**Exercise instructions**
Return the whole listing exactly as it stands.

'''

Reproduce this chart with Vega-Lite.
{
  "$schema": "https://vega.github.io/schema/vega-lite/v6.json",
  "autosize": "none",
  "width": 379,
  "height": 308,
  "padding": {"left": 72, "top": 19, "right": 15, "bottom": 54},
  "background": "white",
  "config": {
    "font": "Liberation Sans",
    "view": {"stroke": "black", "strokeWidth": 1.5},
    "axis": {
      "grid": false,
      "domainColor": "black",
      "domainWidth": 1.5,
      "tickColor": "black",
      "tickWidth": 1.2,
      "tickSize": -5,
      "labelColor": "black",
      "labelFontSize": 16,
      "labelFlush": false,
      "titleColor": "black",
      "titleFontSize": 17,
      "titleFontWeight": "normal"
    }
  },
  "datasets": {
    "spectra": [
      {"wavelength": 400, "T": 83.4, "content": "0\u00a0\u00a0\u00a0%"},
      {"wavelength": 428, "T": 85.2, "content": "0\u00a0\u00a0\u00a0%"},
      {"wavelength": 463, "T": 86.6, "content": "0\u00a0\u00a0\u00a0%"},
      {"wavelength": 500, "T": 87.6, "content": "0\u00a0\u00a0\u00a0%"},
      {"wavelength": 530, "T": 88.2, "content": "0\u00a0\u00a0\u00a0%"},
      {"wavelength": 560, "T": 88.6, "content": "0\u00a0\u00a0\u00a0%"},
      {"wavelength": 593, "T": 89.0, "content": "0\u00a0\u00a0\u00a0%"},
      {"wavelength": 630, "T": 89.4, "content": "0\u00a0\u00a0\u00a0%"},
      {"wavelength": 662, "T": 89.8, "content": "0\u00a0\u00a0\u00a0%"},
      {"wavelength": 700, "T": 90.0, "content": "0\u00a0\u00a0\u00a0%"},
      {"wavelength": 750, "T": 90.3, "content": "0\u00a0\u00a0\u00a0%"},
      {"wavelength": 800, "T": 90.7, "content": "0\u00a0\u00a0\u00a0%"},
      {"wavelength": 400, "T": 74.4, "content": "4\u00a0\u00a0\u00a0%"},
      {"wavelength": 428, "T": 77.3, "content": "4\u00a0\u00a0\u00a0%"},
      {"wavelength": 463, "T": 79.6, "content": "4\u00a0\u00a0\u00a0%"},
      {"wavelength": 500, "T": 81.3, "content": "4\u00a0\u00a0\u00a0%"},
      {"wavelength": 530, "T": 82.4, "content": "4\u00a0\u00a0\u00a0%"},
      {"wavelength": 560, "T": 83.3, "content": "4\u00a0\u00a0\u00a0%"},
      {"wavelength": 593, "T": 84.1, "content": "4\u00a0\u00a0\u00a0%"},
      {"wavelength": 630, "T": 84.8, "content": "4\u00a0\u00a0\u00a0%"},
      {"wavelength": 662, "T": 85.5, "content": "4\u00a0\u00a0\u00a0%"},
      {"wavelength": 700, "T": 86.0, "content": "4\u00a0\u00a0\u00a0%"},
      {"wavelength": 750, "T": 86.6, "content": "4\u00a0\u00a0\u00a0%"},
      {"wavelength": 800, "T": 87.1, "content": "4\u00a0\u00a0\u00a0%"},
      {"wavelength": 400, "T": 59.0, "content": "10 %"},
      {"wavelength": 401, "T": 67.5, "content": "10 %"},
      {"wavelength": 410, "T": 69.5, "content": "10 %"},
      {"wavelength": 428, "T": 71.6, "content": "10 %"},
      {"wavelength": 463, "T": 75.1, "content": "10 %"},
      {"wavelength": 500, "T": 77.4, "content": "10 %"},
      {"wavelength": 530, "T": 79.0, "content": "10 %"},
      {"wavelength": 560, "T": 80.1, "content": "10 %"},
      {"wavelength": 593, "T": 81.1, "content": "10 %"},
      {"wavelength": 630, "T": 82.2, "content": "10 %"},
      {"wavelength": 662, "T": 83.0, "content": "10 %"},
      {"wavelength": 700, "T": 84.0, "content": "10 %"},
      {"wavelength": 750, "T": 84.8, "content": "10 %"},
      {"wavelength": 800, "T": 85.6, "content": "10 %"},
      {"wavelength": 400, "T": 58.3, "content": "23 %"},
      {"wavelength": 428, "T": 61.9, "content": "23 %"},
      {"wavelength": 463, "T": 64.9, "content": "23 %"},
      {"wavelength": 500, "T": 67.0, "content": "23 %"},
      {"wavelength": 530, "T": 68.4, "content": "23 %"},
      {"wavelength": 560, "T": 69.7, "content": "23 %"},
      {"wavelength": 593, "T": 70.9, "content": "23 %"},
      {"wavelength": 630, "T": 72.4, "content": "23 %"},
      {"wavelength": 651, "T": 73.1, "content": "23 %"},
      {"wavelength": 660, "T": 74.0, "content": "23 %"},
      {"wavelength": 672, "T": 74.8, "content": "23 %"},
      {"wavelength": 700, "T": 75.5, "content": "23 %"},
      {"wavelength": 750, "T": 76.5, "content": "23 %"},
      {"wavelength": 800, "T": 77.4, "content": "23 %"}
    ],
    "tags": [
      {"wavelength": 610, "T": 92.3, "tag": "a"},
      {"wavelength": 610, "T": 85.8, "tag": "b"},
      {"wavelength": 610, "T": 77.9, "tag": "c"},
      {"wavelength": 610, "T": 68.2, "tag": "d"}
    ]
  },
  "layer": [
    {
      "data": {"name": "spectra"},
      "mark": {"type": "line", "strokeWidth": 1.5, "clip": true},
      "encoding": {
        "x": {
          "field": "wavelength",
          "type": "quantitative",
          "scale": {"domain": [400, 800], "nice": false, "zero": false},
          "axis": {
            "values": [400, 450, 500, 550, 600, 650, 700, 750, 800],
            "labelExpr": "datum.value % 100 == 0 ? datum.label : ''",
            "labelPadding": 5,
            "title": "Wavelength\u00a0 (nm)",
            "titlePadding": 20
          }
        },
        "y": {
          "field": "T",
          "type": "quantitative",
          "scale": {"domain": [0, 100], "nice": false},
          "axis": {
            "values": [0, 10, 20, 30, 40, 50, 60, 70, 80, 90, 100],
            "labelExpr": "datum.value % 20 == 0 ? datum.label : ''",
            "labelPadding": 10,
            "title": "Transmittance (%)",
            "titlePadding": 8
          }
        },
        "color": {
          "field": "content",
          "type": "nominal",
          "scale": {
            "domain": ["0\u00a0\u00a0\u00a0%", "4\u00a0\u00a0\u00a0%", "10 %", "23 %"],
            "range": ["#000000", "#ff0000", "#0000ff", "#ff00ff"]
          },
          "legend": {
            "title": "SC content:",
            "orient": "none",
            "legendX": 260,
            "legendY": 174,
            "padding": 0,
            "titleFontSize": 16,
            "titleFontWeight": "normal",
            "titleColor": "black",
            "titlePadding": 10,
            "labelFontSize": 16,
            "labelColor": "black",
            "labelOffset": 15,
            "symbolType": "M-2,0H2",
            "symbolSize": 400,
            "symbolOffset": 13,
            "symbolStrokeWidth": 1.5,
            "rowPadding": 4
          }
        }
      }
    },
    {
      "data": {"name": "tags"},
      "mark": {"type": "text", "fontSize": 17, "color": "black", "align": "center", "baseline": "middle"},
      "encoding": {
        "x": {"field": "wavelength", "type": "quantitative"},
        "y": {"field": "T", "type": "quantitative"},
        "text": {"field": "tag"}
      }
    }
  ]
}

'''

**Correct response**
Reproduce this chart with Vega-Lite.
{
  "$schema": "https://vega.github.io/schema/vega-lite/v6.json",
  "autosize": "none",
  "width": 379,
  "height": 308,
  "padding": {"left": 72, "top": 19, "right": 15, "bottom": 54},
  "background": "white",
  "config": {
    "font": "Liberation Sans",
    "view": {"stroke": "black", "strokeWidth": 1.5},
    "axis": {
      "grid": false,
      "domainColor": "black",
      "domainWidth": 1.5,
      "tickColor": "black",
      "tickWidth": 1.2,
      "tickSize": -5,
      "labelColor": "black",
      "labelFontSize": 16,
      "labelFlush": false,
      "titleColor": "black",
      "titleFontSize": 17,
      "titleFontWeight": "normal"
    }
  },
  "datasets": {
    "spectra": [
      {"wavelength": 400, "T": 83.4, "content": "0\u00a0\u00a0\u00a0%"},
      {"wavelength": 428, "T": 85.2, "content": "0\u00a0\u00a0\u00a0%"},
      {"wavelength": 463, "T": 86.6, "content": "0\u00a0\u00a0\u00a0%"},
      {"wavelength": 500, "T": 87.6, "content": "0\u00a0\u00a0\u00a0%"},
      {"wavelength": 530, "T": 88.2, "content": "0\u00a0\u00a0\u00a0%"},
      {"wavelength": 560, "T": 88.6, "content": "0\u00a0\u00a0\u00a0%"},
      {"wavelength": 593, "T": 89.0, "content": "0\u00a0\u00a0\u00a0%"},
      {"wavelength": 630, "T": 89.4, "content": "0\u00a0\u00a0\u00a0%"},
      {"wavelength": 662, "T": 89.8, "content": "0\u00a0\u00a0\u00a0%"},
      {"wavelength": 700, "T": 90.0, "content": "0\u00a0\u00a0\u00a0%"},
      {"wavelength": 750, "T": 90.3, "content": "0\u00a0\u00a0\u00a0%"},
      {"wavelength": 800, "T": 90.7, "content": "0\u00a0\u00a0\u00a0%"},
      {"wavelength": 400, "T": 74.4, "content": "4\u00a0\u00a0\u00a0%"},
      {"wavelength": 428, "T": 77.3, "content": "4\u00a0\u00a0\u00a0%"},
      {"wavelength": 463, "T": 79.6, "content": "4\u00a0\u00a0\u00a0%"},
      {"wavelength": 500, "T": 81.3, "content": "4\u00a0\u00a0\u00a0%"},
      {"wavelength": 530, "T": 82.4, "content": "4\u00a0\u00a0\u00a0%"},
      {"wavelength": 560, "T": 83.3, "content": "4\u00a0\u00a0\u00a0%"},
      {"wavelength": 593, "T": 84.1, "content": "4\u00a0\u00a0\u00a0%"},
      {"wavelength": 630, "T": 84.8, "content": "4\u00a0\u00a0\u00a0%"},
      {"wavelength": 662, "T": 85.5, "content": "4\u00a0\u00a0\u00a0%"},
      {"wavelength": 700, "T": 86.0, "content": "4\u00a0\u00a0\u00a0%"},
      {"wavelength": 750, "T": 86.6, "content": "4\u00a0\u00a0\u00a0%"},
      {"wavelength": 800, "T": 87.1, "content": "4\u00a0\u00a0\u00a0%"},
      {"wavelength": 400, "T": 59.0, "content": "10 %"},
      {"wavelength": 401, "T": 67.5, "content": "10 %"},
      {"wavelength": 410, "T": 69.5, "content": "10 %"},
      {"wavelength": 428, "T": 71.6, "content": "10 %"},
      {"wavelength": 463, "T": 75.1, "content": "10 %"},
      {"wavelength": 500, "T": 77.4, "content": "10 %"},
      {"wavelength": 530, "T": 79.0, "content": "10 %"},
      {"wavelength": 560, "T": 80.1, "content": "10 %"},
      {"wavelength": 593, "T": 81.1, "content": "10 %"},
      {"wavelength": 630, "T": 82.2, "content": "10 %"},
      {"wavelength": 662, "T": 83.0, "content": "10 %"},
      {"wavelength": 700, "T": 84.0, "content": "10 %"},
      {"wavelength": 750, "T": 84.8, "content": "10 %"},
      {"wavelength": 800, "T": 85.6, "content": "10 %"},
      {"wavelength": 400, "T": 58.3, "content": "23 %"},
      {"wavelength": 428, "T": 61.9, "content": "23 %"},
      {"wavelength": 463, "T": 64.9, "content": "23 %"},
      {"wavelength": 500, "T": 67.0, "content": "23 %"},
      {"wavelength": 530, "T": 68.4, "content": "23 %"},
      {"wavelength": 560, "T": 69.7, "content": "23 %"},
      {"wavelength": 593, "T": 70.9, "content": "23 %"},
      {"wavelength": 630, "T": 72.4, "content": "23 %"},
      {"wavelength": 651, "T": 73.1, "content": "23 %"},
      {"wavelength": 660, "T": 74.0, "content": "23 %"},
      {"wavelength": 672, "T": 74.8, "content": "23 %"},
      {"wavelength": 700, "T": 75.5, "content": "23 %"},
      {"wavelength": 750, "T": 76.5, "content": "23 %"},
      {"wavelength": 800, "T": 77.4, "content": "23 %"}
    ],
    "tags": [
      {"wavelength": 610, "T": 92.3, "tag": "a"},
      {"wavelength": 610, "T": 85.8, "tag": "b"},
      {"wavelength": 610, "T": 77.9, "tag": "c"},
      {"wavelength": 610, "T": 68.2, "tag": "d"}
    ]
  },
  "layer": [
    {
      "data": {"name": "spectra"},
      "mark": {"type": "line", "strokeWidth": 1.5, "clip": true},
      "encoding": {
        "x": {
          "field": "wavelength",
          "type": "quantitative",
          "scale": {"domain": [400, 800], "nice": false, "zero": false},
          "axis": {
            "values": [400, 450, 500, 550, 600, 650, 700, 750, 800],
            "labelExpr": "datum.value % 100 == 0 ? datum.label : ''",
            "labelPadding": 5,
            "title": "Wavelength\u00a0 (nm)",
            "titlePadding": 20
          }
        },
        "y": {
          "field": "T",
          "type": "quantitative",
          "scale": {"domain": [0, 100], "nice": false},
          "axis": {
            "values": [0, 10, 20, 30, 40, 50, 60, 70, 80, 90, 100],
            "labelExpr": "datum.value % 20 == 0 ? datum.label : ''",
            "labelPadding": 10,
            "title": "Transmittance (%)",
            "titlePadding": 8
          }
        },
        "color": {
          "field": "content",
          "type": "nominal",
          "scale": {
            "domain": ["0\u00a0\u00a0\u00a0%", "4\u00a0\u00a0\u00a0%", "10 %", "23 %"],
            "range": ["#000000", "#ff0000", "#0000ff", "#ff00ff"]
          },
          "legend": {
            "title": "SC content:",
            "orient": "none",
            "legendX": 260,
            "legendY": 174,
            "padding": 0,
            "titleFontSize": 16,
            "titleFontWeight": "normal",
            "titleColor": "black",
            "titlePadding": 10,
            "labelFontSize": 16,
            "labelColor": "black",
            "labelOffset": 15,
            "symbolType": "M-2,0H2",
            "symbolSize": 400,
            "symbolOffset": 13,
            "symbolStrokeWidth": 1.5,
            "rowPadding": 4
          }
        }
      }
    },
    {
      "data": {"name": "tags"},
      "mark": {"type": "text", "fontSize": 17, "color": "black", "align": "center", "baseline": "middle"},
      "encoding": {
        "x": {"field": "wavelength", "type": "quantitative"},
        "y": {"field": "T", "type": "quantitative"},
        "text": {"field": "tag"}
      }
    }
  ]
}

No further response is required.